-- start of Records to use --

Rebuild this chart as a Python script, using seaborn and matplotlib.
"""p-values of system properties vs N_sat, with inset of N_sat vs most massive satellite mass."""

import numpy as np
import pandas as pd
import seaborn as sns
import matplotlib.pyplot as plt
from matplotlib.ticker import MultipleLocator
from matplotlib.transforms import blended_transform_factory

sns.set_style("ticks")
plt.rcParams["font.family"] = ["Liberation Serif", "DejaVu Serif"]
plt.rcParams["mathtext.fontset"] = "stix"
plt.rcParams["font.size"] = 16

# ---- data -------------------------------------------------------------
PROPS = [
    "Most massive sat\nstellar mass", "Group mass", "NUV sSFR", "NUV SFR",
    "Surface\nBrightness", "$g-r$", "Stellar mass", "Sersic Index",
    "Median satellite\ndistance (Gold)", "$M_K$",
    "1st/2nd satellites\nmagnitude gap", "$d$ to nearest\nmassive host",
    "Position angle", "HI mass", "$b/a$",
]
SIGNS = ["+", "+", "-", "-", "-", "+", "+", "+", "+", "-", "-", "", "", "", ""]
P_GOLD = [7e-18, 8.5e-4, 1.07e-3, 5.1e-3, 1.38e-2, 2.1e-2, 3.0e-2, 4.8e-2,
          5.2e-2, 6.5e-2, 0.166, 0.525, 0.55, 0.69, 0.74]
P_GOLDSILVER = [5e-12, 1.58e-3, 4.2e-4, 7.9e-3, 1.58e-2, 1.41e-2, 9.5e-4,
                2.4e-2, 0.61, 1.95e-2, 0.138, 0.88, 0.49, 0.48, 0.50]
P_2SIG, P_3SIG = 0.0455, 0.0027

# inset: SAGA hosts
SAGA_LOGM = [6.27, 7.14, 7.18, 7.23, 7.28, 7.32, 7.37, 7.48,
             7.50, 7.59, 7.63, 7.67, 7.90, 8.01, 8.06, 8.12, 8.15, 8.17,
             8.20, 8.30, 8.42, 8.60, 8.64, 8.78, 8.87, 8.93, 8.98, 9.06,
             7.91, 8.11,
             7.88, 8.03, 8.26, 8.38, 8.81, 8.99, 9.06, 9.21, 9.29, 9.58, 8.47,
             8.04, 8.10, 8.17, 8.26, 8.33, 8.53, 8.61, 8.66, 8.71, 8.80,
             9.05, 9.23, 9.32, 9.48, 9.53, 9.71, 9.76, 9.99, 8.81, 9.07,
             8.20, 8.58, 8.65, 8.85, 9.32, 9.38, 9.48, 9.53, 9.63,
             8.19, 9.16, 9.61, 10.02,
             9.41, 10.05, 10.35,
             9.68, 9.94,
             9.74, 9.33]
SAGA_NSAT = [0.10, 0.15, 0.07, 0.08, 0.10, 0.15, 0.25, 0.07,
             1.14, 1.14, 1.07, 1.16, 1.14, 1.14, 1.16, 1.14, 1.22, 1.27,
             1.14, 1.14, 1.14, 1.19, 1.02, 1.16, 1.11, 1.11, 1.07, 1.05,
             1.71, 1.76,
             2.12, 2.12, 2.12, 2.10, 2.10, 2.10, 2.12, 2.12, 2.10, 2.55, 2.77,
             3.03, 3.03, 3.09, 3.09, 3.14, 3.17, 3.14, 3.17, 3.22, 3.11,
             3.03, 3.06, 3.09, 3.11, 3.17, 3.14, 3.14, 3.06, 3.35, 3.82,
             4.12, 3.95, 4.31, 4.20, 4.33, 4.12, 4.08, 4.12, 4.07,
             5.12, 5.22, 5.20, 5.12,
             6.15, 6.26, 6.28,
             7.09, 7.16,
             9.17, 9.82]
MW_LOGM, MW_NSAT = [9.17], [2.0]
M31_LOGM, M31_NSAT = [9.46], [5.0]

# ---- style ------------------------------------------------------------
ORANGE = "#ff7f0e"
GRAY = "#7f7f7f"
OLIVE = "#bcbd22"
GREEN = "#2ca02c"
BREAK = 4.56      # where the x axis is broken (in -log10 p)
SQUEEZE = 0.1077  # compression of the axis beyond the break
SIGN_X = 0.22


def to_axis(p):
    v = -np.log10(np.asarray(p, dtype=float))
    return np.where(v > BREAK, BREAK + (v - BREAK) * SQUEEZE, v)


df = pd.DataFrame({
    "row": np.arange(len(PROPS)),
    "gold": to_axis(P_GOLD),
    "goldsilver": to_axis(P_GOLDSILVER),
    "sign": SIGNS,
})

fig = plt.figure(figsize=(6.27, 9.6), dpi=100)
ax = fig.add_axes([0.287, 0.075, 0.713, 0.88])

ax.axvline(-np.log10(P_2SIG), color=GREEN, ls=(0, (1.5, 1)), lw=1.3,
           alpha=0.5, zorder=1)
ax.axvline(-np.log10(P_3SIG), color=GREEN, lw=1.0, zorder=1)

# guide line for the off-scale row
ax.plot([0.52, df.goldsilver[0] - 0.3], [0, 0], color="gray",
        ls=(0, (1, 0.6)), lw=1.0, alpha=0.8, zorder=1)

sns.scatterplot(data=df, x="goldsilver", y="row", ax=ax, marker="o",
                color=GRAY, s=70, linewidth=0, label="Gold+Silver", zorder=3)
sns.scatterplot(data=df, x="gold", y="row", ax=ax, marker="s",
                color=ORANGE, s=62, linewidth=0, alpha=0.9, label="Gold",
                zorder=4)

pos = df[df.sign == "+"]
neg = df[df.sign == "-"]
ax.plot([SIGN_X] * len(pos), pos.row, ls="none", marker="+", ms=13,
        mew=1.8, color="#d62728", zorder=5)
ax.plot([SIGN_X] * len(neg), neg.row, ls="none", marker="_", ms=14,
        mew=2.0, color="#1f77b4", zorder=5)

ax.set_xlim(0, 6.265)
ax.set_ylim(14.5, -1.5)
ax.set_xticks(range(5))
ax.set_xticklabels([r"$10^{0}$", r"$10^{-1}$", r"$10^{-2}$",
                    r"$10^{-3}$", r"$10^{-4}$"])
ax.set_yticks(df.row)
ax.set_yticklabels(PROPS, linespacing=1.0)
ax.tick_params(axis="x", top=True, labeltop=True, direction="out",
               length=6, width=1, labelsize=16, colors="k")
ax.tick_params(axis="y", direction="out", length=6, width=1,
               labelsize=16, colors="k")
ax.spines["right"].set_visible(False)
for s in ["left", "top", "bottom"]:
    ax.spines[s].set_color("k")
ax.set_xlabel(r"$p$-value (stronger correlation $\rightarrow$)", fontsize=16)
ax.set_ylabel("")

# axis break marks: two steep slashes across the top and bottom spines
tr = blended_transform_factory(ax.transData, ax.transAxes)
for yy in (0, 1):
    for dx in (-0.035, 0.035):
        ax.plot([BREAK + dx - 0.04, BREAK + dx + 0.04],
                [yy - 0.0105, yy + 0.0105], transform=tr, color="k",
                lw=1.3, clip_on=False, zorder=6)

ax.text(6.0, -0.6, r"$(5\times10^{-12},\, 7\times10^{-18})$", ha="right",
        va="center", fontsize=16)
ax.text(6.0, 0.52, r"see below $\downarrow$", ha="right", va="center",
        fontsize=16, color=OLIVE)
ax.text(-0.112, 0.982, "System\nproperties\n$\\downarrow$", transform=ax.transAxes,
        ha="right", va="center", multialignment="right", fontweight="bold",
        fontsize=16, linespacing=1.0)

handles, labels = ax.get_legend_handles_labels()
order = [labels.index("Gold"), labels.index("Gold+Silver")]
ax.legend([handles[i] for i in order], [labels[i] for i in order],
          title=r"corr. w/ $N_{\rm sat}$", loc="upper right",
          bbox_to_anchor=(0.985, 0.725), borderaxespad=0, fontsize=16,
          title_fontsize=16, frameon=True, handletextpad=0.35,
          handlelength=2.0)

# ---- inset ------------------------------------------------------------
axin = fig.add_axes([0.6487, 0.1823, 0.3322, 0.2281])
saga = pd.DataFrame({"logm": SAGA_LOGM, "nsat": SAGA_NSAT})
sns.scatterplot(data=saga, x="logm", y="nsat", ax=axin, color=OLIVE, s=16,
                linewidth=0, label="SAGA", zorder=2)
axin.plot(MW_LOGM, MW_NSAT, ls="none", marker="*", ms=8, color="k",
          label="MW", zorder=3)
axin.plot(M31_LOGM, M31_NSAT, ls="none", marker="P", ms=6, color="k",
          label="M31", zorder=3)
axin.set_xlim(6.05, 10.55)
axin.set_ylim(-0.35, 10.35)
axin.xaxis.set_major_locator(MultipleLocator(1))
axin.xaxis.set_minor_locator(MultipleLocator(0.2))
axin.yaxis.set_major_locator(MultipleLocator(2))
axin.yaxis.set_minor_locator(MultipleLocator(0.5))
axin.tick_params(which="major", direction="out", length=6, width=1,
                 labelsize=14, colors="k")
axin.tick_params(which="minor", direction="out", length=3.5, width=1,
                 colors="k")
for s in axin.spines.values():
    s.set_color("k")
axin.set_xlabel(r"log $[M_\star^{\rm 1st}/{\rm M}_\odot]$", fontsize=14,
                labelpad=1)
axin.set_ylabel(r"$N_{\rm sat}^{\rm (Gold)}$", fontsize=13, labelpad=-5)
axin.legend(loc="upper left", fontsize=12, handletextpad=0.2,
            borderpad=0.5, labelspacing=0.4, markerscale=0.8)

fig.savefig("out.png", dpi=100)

-- end of Records to use --
-- start of Records to use --

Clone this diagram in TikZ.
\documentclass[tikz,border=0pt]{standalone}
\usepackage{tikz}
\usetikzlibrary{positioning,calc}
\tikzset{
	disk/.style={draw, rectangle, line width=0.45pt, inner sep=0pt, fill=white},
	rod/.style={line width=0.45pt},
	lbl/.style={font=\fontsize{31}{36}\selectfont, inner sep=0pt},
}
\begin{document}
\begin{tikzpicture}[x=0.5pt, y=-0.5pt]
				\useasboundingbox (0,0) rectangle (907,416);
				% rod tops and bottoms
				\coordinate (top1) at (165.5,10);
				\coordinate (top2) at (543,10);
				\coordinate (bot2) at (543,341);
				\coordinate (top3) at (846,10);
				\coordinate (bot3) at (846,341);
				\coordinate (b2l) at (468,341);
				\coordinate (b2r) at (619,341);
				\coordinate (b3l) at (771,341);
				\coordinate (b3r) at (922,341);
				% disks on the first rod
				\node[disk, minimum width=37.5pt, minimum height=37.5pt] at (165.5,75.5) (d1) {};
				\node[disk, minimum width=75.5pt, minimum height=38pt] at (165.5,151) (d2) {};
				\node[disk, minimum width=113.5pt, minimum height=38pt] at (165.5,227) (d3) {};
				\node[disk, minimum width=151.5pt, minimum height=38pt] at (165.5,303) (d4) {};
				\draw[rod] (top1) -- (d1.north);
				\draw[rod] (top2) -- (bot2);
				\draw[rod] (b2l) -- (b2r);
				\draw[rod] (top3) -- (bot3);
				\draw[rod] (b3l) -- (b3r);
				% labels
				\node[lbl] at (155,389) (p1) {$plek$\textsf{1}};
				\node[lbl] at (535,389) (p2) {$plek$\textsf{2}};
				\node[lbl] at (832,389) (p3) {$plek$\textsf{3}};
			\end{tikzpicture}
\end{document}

-- end of Records to use --

Given exercise:
Begin at the line containing "Rebuild this chart", end at the line containing "P_2SIG, P_3SIG = 0.0455, 0.0027", and reproduce every line in that range exactly, both ends included.

Complete output:
Rebuild this chart as a Python script, using seaborn and matplotlib.
"""p-values of system properties vs N_sat, with inset of N_sat vs most massive satellite mass."""

import numpy as np
import pandas as pd
import seaborn as sns
import matplotlib.pyplot as plt
from matplotlib.ticker import MultipleLocator
from matplotlib.transforms import blended_transform_factory

sns.set_style("ticks")
plt.rcParams["font.family"] = ["Liberation Serif", "DejaVu Serif"]
plt.rcParams["mathtext.fontset"] = "stix"
plt.rcParams["font.size"] = 16

# ---- data -------------------------------------------------------------
PROPS = [
    "Most massive sat\nstellar mass", "Group mass", "NUV sSFR", "NUV SFR",
    "Surface\nBrightness", "$g-r$", "Stellar mass", "Sersic Index",
    "Median satellite\ndistance (Gold)", "$M_K$",
    "1st/2nd satellites\nmagnitude gap", "$d$ to nearest\nmassive host",
    "Position angle", "HI mass", "$b/a$",
]
SIGNS = ["+", "+", "-", "-", "-", "+", "+", "+", "+", "-", "-", "", "", "", ""]
P_GOLD = [7e-18, 8.5e-4, 1.07e-3, 5.1e-3, 1.38e-2, 2.1e-2, 3.0e-2, 4.8e-2,
          5.2e-2, 6.5e-2, 0.166, 0.525, 0.55, 0.69, 0.74]
P_GOLDSILVER = [5e-12, 1.58e-3, 4.2e-4, 7.9e-3, 1.58e-2, 1.41e-2, 9.5e-4,
                2.4e-2, 0.61, 1.95e-2, 0.138, 0.88, 0.49, 0.48, 0.50]
P_2SIG, P_3SIG = 0.0455, 0.0027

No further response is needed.